UJM merupakan kegiatan komunitas yang dikomandani Yuri Mahatma gitaris jazz yang juga menggagas Ubud Village Jazz Festival – bersama Anom Darsana.
Ade Surya (piano), Seto Aji & Isa Hanjaya (gitar), Fendi (upright bass) dan Wisnu (drums) menghantarkan pembukaan lewat nomor “Just Friends”, “When you wish upon a star” dan “In a mellow Tone”. Kelompok yang digagas dari pertemuan di sesi komunitas ini telah berinteraksi setidaknya satu setengah tahun.

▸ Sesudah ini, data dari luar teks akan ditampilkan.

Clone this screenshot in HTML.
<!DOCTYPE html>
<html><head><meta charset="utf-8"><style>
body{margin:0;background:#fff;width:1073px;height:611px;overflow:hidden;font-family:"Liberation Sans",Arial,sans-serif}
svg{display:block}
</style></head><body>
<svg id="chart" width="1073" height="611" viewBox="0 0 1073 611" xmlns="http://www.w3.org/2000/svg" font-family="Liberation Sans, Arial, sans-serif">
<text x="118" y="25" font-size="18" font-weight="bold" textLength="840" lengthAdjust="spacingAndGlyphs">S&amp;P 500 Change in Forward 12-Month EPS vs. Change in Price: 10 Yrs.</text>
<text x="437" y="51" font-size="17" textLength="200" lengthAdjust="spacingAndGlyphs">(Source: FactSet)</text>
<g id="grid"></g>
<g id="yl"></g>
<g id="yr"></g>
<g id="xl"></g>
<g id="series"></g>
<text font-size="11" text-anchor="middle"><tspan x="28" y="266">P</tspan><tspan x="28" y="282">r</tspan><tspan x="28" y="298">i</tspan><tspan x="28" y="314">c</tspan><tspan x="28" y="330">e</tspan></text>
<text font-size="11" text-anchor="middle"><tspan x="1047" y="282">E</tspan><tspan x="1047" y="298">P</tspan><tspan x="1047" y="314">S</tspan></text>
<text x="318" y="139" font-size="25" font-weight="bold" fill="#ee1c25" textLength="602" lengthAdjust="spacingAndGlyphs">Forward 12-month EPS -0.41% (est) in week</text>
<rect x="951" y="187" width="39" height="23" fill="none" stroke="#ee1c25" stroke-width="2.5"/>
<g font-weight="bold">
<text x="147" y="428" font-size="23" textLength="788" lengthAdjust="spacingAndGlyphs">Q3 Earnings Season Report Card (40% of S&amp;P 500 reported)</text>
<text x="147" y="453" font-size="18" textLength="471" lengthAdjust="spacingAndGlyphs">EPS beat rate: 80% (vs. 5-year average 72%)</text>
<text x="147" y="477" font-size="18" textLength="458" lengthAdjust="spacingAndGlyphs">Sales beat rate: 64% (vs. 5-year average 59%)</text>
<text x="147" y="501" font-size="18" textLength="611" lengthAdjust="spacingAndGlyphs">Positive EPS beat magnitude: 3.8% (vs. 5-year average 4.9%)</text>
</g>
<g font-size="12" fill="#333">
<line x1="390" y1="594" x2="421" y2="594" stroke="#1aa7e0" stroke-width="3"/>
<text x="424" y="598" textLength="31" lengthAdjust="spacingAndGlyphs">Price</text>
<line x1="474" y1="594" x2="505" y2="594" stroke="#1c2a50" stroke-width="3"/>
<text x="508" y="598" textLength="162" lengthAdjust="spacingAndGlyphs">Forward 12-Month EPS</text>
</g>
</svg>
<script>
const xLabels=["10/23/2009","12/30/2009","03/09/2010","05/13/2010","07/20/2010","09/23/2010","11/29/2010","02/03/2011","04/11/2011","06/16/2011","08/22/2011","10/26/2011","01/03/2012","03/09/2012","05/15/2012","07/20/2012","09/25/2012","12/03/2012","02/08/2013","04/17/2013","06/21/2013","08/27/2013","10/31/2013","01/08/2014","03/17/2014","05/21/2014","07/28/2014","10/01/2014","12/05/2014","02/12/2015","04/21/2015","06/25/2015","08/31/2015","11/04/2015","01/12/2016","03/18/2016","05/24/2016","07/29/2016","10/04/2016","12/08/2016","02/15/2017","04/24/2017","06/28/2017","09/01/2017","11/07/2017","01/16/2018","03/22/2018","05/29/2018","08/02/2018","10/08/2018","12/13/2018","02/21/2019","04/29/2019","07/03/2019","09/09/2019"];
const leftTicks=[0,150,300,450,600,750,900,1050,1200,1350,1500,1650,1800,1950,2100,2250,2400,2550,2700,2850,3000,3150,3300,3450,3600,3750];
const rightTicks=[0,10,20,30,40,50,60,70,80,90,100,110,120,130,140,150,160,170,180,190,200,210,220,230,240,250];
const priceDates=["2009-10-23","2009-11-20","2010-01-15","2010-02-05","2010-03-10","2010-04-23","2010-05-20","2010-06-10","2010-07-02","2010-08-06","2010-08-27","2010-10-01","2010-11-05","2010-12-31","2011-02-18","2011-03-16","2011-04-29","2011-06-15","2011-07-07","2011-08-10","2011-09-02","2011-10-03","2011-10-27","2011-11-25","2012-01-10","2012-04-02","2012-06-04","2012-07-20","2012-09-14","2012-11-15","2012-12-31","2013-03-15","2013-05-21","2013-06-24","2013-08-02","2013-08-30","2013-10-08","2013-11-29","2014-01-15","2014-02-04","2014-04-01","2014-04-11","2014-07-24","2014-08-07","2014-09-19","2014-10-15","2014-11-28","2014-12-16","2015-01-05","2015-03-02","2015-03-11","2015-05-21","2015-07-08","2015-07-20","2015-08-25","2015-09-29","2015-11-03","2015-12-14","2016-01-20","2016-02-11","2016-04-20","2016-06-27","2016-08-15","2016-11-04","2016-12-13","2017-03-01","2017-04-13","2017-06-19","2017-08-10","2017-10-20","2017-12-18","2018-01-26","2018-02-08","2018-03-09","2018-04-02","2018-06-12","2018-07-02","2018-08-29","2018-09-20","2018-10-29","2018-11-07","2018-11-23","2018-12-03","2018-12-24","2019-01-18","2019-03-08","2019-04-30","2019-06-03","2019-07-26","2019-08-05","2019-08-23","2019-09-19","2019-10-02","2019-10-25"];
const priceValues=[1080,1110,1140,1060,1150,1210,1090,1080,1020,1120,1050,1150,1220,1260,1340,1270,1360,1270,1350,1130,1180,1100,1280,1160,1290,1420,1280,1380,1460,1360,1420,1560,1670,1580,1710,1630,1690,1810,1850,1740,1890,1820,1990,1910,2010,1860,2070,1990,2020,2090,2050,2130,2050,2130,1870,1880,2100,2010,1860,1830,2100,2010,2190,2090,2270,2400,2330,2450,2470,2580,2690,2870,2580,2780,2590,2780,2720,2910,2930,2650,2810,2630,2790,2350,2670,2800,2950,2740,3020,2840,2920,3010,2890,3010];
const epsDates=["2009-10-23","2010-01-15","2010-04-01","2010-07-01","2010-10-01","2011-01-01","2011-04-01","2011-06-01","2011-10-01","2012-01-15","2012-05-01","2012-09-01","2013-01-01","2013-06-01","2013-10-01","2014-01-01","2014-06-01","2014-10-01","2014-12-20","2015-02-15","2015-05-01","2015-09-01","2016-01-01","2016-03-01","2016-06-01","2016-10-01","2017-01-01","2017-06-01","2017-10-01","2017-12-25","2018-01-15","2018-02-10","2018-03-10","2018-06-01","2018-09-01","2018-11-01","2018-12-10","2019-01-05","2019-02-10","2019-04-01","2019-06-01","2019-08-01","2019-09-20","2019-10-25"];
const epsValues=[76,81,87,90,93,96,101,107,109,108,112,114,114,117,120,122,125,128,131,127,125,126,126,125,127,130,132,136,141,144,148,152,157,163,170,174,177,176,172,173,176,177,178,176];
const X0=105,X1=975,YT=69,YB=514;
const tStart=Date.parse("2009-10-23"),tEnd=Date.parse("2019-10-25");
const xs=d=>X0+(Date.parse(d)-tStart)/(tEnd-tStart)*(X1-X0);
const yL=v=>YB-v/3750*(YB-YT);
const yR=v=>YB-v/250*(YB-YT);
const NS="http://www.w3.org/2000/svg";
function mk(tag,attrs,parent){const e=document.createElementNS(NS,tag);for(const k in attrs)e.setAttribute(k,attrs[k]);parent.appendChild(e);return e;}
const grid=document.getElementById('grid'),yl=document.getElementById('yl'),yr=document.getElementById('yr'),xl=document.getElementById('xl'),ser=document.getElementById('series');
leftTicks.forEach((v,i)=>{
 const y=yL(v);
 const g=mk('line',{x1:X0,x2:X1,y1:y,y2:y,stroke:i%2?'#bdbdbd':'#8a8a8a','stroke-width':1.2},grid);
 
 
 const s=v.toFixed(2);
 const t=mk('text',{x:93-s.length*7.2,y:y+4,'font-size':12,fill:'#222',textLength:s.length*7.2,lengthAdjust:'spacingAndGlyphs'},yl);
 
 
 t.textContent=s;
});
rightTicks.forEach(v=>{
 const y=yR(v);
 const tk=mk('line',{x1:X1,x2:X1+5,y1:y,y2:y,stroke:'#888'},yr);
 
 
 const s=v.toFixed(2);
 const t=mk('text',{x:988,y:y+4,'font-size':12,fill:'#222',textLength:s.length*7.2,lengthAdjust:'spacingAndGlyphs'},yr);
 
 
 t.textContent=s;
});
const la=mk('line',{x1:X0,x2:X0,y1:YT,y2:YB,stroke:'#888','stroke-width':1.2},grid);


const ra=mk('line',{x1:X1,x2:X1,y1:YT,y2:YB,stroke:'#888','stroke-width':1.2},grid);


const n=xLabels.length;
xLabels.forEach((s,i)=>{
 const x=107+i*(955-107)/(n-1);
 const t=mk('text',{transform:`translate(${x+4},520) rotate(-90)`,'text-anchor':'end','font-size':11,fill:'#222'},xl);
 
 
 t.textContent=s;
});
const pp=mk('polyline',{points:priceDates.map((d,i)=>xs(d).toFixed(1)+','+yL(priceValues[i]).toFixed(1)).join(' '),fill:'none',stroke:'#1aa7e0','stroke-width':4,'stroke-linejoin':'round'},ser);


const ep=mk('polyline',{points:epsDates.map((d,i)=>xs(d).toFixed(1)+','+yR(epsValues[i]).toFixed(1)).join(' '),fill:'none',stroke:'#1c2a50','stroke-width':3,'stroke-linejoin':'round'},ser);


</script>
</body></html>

Balawan BID, Trio yang terdiri dari I Wayan Balawan (gitar), Ito Kurdhi (bass) dan Deva Permana (drums) selanjutnya mengisi panggung utama Giri yang berposisi ditengah-tengah antara kedua panggung Subak dan Padi. Giri bermakna gunung, hutan, dan puncak – memberi kita rasa bahwa manusia sangatlah kecil dibanding puncak gunung
Kelompok trio ‘nyeleneh’ ini sebenarnya tercipta dari sebuah gawe Balawan dan Ito yang mengajak Deva yang tengah liburan di Bali untuk rekaman namun tanpa persiapan musik yang sudah ditulis. Balawan menyebut koneksi mereka hanya lewat tatapan mata saja, sambil setengah bercanda diatas panggung.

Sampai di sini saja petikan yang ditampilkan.